## Exercise instructions
Copy exactly the lines that run from the top of the listing to the line containing "(t6) at (823.5,531.35)", both ends included, and omit the pictures.

Items from a dataset:
__________________________________________________

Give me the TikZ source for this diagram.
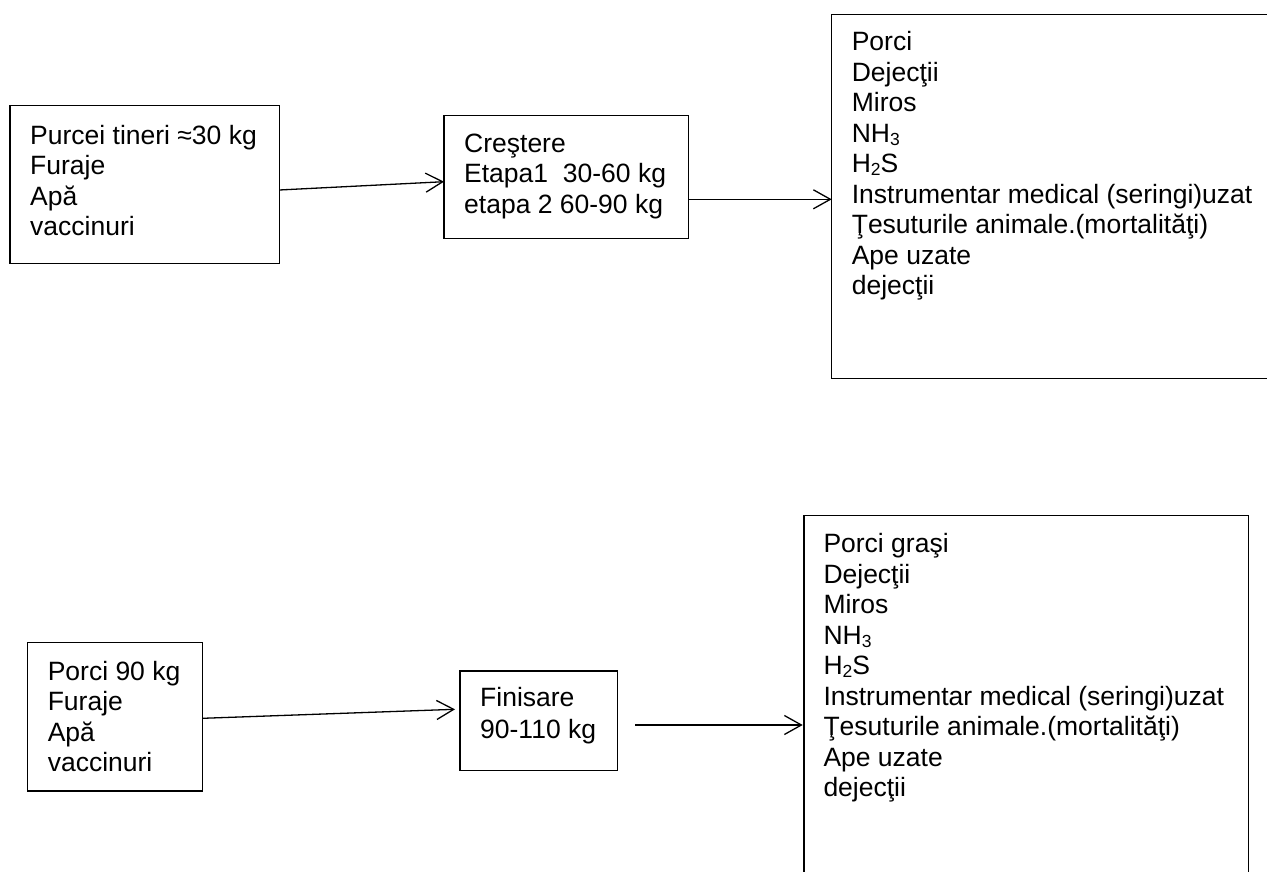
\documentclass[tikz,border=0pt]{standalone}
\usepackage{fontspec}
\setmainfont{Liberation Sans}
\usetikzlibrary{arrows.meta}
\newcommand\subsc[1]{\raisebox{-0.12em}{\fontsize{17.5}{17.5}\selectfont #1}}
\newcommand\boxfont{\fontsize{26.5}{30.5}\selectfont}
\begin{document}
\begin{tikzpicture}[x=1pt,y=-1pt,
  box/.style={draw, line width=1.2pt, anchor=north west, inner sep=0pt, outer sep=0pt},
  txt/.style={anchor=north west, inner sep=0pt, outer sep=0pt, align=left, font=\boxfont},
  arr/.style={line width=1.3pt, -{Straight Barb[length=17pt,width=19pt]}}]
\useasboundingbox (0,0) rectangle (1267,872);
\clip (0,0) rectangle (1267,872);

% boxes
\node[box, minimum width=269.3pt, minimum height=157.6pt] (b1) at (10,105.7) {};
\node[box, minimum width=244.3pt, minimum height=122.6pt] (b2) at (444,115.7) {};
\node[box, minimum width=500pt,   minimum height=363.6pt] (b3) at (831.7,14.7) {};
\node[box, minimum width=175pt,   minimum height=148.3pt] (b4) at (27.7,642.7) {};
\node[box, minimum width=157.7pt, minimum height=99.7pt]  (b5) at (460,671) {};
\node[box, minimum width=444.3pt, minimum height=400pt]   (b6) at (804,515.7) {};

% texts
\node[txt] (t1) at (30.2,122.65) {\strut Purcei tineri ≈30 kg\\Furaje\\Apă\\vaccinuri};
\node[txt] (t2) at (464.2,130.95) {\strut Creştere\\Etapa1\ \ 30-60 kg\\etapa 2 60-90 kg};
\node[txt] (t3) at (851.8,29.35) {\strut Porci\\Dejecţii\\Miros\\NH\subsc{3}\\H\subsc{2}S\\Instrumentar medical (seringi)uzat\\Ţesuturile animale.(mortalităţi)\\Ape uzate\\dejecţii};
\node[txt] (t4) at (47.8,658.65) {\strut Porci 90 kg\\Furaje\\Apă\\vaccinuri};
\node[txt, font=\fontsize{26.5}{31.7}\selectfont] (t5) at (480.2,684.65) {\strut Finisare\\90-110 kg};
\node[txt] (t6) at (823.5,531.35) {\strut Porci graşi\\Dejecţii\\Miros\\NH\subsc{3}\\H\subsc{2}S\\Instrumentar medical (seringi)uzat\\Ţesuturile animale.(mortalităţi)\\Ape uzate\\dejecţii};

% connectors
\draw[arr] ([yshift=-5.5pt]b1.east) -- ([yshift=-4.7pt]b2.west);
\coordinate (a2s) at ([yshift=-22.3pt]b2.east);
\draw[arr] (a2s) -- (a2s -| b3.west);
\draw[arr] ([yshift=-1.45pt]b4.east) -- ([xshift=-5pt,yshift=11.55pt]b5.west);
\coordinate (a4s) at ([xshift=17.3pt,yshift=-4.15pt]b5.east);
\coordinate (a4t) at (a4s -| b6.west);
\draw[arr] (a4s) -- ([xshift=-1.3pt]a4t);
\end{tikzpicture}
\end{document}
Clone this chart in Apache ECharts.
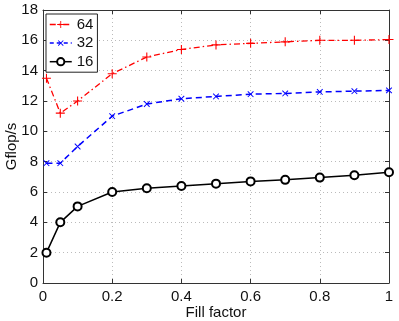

__________________________________________________

## Task answer
Give me the TikZ source for this diagram.
\documentclass[tikz,border=0pt]{standalone}
\usepackage{fontspec}
\setmainfont{Liberation Sans}
\usetikzlibrary{arrows.meta}
\newcommand\subsc[1]{\raisebox{-0.12em}{\fontsize{17.5}{17.5}\selectfont #1}}
\newcommand\boxfont{\fontsize{26.5}{30.5}\selectfont}
\begin{document}
\begin{tikzpicture}[x=1pt,y=-1pt,
  box/.style={draw, line width=1.2pt, anchor=north west, inner sep=0pt, outer sep=0pt},
  txt/.style={anchor=north west, inner sep=0pt, outer sep=0pt, align=left, font=\boxfont},
  arr/.style={line width=1.3pt, -{Straight Barb[length=17pt,width=19pt]}}]
\useasboundingbox (0,0) rectangle (1267,872);
\clip (0,0) rectangle (1267,872);

% boxes
\node[box, minimum width=269.3pt, minimum height=157.6pt] (b1) at (10,105.7) {};
\node[box, minimum width=244.3pt, minimum height=122.6pt] (b2) at (444,115.7) {};
\node[box, minimum width=500pt,   minimum height=363.6pt] (b3) at (831.7,14.7) {};
\node[box, minimum width=175pt,   minimum height=148.3pt] (b4) at (27.7,642.7) {};
\node[box, minimum width=157.7pt, minimum height=99.7pt]  (b5) at (460,671) {};
\node[box, minimum width=444.3pt, minimum height=400pt]   (b6) at (804,515.7) {};

% texts
\node[txt] (t1) at (30.2,122.65) {\strut Purcei tineri ≈30 kg\\Furaje\\Apă\\vaccinuri};
\node[txt] (t2) at (464.2,130.95) {\strut Creştere\\Etapa1\ \ 30-60 kg\\etapa 2 60-90 kg};
\node[txt] (t3) at (851.8,29.35) {\strut Porci\\Dejecţii\\Miros\\NH\subsc{3}\\H\subsc{2}S\\Instrumentar medical (seringi)uzat\\Ţesuturile animale.(mortalităţi)\\Ape uzate\\dejecţii};
\node[txt] (t4) at (47.8,658.65) {\strut Porci 90 kg\\Furaje\\Apă\\vaccinuri};
\node[txt, font=\fontsize{26.5}{31.7}\selectfont] (t5) at (480.2,684.65) {\strut Finisare\\90-110 kg};
\node[txt] (t6) at (823.5,531.35) {\strut Porci graşi\\Dejecţii\\Miros\\NH\subsc{3}\\H\subsc{2}S\\Instrumentar medical (seringi)uzat\\Ţesuturile animale.(mortalităţi)\\Ape uzate\\dejecţii};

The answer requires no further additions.